Talking about ITC, Shah said, “at the beginning of the new financial year, we saw a sharp increase of more than 40 per cent in taxes. This came after several years with no tax hike, making it both a significant and unexpected move. Following the increase, the company passed on around 25-30 per cent through price hikes. This is expected to impact volumes, and we have pencilled in a high single-digit volume decline for the quarter.”

“More importantly, margins are also likely to come under pressure because the tax increase is higher than the price hikes the company has been able to implement. As a result, we expect earnings before interest and tax (EBIT) from the cigarette business to decline by around 20 per cent,” he said, adding, “while this is a sharp decline and is already reflected in the stock price, we believe the worst could largely be over after the first quarter. The high single-digit volume decline and around 20 per cent decline in EBIT are expected to moderate from the first quarter onwards.”

“However, on a two-year CAGR basis, we continue to expect flat earnings growth for ITC, and therefore maintain a reduced rating on the stock,” Shah added.

Asian Paints remains a top pick for Shah. He said, “We had an anti-consensus buy call on Asian Paints and upgraded the stock two quarters ago. It performed well initially, then faced some headwinds, but rallied more than 30 per cent in the last quarter. Overall, the call has played out well. As far as our investment thesis is concerned, we do not believe the recent volume growth was a one-off. We expect high single-digit to low double-digit volume growth to continue this quarter as well as over the coming quarters.”

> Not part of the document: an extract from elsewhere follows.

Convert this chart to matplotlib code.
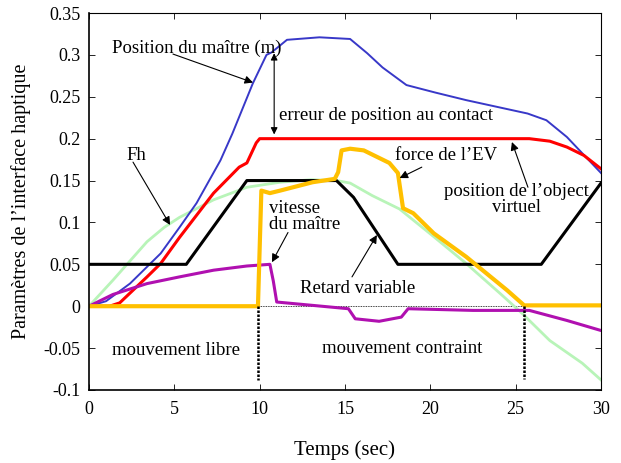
import numpy as np
import matplotlib.pyplot as plt

plt.rcParams['font.family'] = ['Liberation Serif', 'DejaVu Serif']

# position du maitre (bleu)
t_pos = [0, 1.0, 2.4, 3.4, 4.2, 5.3, 6.3, 7.7, 8.4, 9.6, 10.4, 10.7, 11.6, 13.5, 15.3, 16.3, 17.2, 18.6, 20.3, 22.1, 25.7, 26.8, 28.0, 30.0]
y_pos = [0, 0.006, 0.027, 0.047, 0.063, 0.094, 0.123, 0.174, 0.206, 0.266, 0.300, 0.303, 0.318, 0.321, 0.319, 0.302, 0.285, 0.264, 0.255, 0.246, 0.230, 0.222, 0.202, 0.159]

# position de l'objet virtuel (rouge)
t_obj = [0, 1.2, 1.8, 3.4, 4.2, 5.3, 7.3, 8.8, 9.25, 9.8, 10.0, 25.8, 27.0, 28.0, 29.0, 30.0]
y_obj = [0, 0.0, 0.004, 0.035, 0.051, 0.082, 0.135, 0.166, 0.171, 0.195, 0.200, 0.200, 0.197, 0.190, 0.180, 0.164]

# retard variable (noir)
t_ret = [0, 5.7, 9.25, 14.5, 15.5, 18.1, 26.5, 30.0]
y_ret = [0.05, 0.05, 0.15, 0.15, 0.13, 0.05, 0.05, 0.147]

# Fh (vert)
t_fh = [0, 1.4, 3.4, 4.4, 5.3, 7.3, 9.25, 11.2, 13.0, 14.5, 15.3, 16.6, 18.2, 20.2, 22.1, 24.1, 25.4, 27.0, 28.9, 30.0]
y_fh = [0, 0.031, 0.077, 0.094, 0.106, 0.127, 0.142, 0.148, 0.151, 0.150, 0.147, 0.132, 0.116, 0.083, 0.051, 0.015, -0.009, -0.041, -0.068, -0.088]

# vitesse du maitre (violet)
t_vit = [0, 0.7, 1.4, 3.4, 5.3, 7.3, 9.25, 10.6, 10.8, 11.0, 13.1, 15.2, 15.6, 17.0, 18.3, 18.7, 22.5, 25.8, 28.0, 30.0]
y_vit = [0, 0.007, 0.014, 0.027, 0.035, 0.043, 0.048, 0.050, 0.030, 0.005, 0.001, -0.003, -0.015, -0.018, -0.013, -0.003, -0.005, -0.005, -0.017, -0.029]

# force de l'EV (orange)
t_for = [0, 9.9, 10.1, 10.6, 11.2, 13.1, 14.4, 14.6, 14.8, 15.3, 16.1, 16.9, 17.6, 18.1, 18.4, 19.0, 20.2, 22.1, 23.3, 24.5, 25.5, 30.0]
y_for = [0, 0, 0.138, 0.135, 0.138, 0.148, 0.152, 0.16, 0.186, 0.188, 0.186, 0.178, 0.171, 0.159, 0.117, 0.111, 0.087, 0.059, 0.039, 0.019, 0.001, 0.001]

t_contact = 9.9
t_fin = 25.5

xticks = [0, 5, 10, 15, 20, 25, 30]
yticks = [-0.1, -0.05, 0, 0.05, 0.1, 0.15, 0.2, 0.25, 0.3, 0.35]
ylabels = ['-0.1', '-0.05', '0', '0.05', '0.1', '0.15', '0.2', '0.25', '0.3', '0.35']

fig = plt.figure(figsize=(6.21, 4.63), dpi=100)
ax = fig.add_axes([0.1433, 0.1577, 0.8245, 0.8142])

ax.axhline(0, color='k', lw=0.6, ls=(0, (1, 1)))
ax.plot(t_fh, y_fh, color='#b8f4b8', lw=2)
ax.plot(t_pos, y_pos, color='#3838c8', lw=1.4)
ax.plot(t_obj, y_obj, color='#ff0000', lw=2.2)
ax.plot(t_ret, y_ret, color='k', lw=2.2)
ax.plot(t_vit, y_vit, color='#b010b0', lw=2.2)
ax.plot(t_for, y_for, color='#ffc000', lw=3)
ax.plot([t_contact, t_contact], [0, -0.088], color='k', lw=1.8, ls=(0, (1, 0.6)))
ax.plot([t_fin, t_fin], [0, -0.087], color='k', lw=1.8, ls=(0, (1, 0.6)))

ax.set_xlim(0, 30)
ax.set_ylim(-0.1, 0.35)
ax.set_xticks(xticks)
ax.set_yticks(yticks)
ax.set_yticklabels(ylabels)
ax.tick_params(direction='in', top=True, right=True, labelsize=13, length=4, width=0.6)
ax.tick_params(axis='y', pad=6)
ax.tick_params(axis='x', pad=8)
for s in ax.spines.values():
    s.set_linewidth(0.8)
ax.spines['left'].set_linewidth(1.2)
ax.spines['bottom'].set_linewidth(1.2)

ax.set_xlabel('Temps (sec)', fontsize=15, labelpad=16)
ax.set_ylabel('Paramètres de l’interface haptique', fontsize=14.5, labelpad=9)

fs = 13.5
arr = dict(arrowstyle='-|>', color='k', lw=0.8, mutation_scale=12, shrinkA=0, shrinkB=0)
ax.text(1.35, 0.308, 'Position du maître (m)', fontsize=fs, va='center')
ax.annotate('', xy=(9.61, 0.267), xytext=(4.92, 0.301), arrowprops=arr)
ax.annotate('', xy=(10.85, 0.205), xytext=(10.85, 0.302),
            arrowprops=dict(arrowstyle='<|-|>', color='k', lw=0.8, mutation_scale=10, shrinkA=0, shrinkB=0))
ax.text(11.13, 0.228, 'erreur de position au contact', fontsize=fs, va='center')
ax.text(2.8, 0.18, 'Fh', fontsize=fs, va='center', ha='center')
ax.annotate('', xy=(4.75, 0.097), xytext=(2.58, 0.172), arrowprops=arr)
ax.text(17.93, 0.18, 'force de l’EV', fontsize=fs, va='center')
ax.annotate('', xy=(18.2, 0.153), xytext=(19.5, 0.166), arrowprops=arr)
ax.text(25.07, 0.127, 'position de l’object\nvirtuel', fontsize=fs, va='center', ha='center', linespacing=0.95)
ax.annotate('', xy=(24.78, 0.196), xytext=(25.72, 0.142), arrowprops=arr)
ax.text(10.54, 0.107, 'vitesse\ndu maître', fontsize=fs, va='center', ha='left', linespacing=0.95)
ax.annotate('', xy=(10.72, 0.0525), xytext=(11.66, 0.088), arrowprops=arr)
ax.text(12.36, 0.0215, 'Retard variable', fontsize=fs, va='center')
ax.annotate('', xy=(16.87, 0.085), xytext=(15.41, 0.035), arrowprops=arr)
ax.text(1.35, -0.0525, 'mouvement libre', fontsize=fs, va='center')
ax.text(13.65, -0.050, 'mouvement contraint', fontsize=fs, va='center')

fig.savefig('out.png', dpi=100)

“More importantly, Asian Paints is benefiting from a favourable base. Last year, above-normal monsoons affected the number of painting days. This year, with El Niño conditions expected, there could be more painting days available for the industry. In addition, last year saw some disruption due to elections, including labour availability issues, which are unlikely to recur this year. The company has also announced a sharp price increase of around 13-14 per cent this quarter. However, because of the timing of these hikes, we expect the effective price increase to be closer to 7 per cent during the quarter, with the full 13-14 per cent pricing benefit likely to flow through in the next quarter.”

“On margins, commodity costs remained relatively soft in January and February, and companies typically carry two to three months of inventory. As a result, we do not expect significant margin pressure in the first quarter — only a modest impact. While most of the cost inflation is likely to be reflected in the second quarter, companies have already implemented sharp price increases to mitigate those pressures. Therefore, the margin impact in the second quarter should also remain relatively limited,” Shah said, adding, “overall, we expect strong growth to continue with limited margin pressure. Combined with easing competitive intensity and the potential for a valuation re-rating, we believe Asian Paints can continue to perform well and remains one of our top stock picks.”

Talking about the beverages sector, Shah said, “as far as categories are concerned, each company has exposure to multiple segments, so there are both positives and negatives within individual businesses. While one may prefer companies with greater exposure to summer-centric categories, we believe it is better to adopt a bottom-up stock selection approach rather than focus solely on categories.”

“Categories such as soft drinks, carbonated beverages, ice creams and cooling hair oils are expected to perform better. At the same time, there could be headwinds for tea and certain quick-service restaurant (QSR) businesses. Overall, there are both positive and negative factors at play, which are likely to offset each other to some extent,” he added.

(Disclaimer: The above article is meant for informational purposes only and should not be considered as any investment advice. ET NOW DIGITAL suggests its readers/audience to consult their financial advisors before making any money-related decisions.)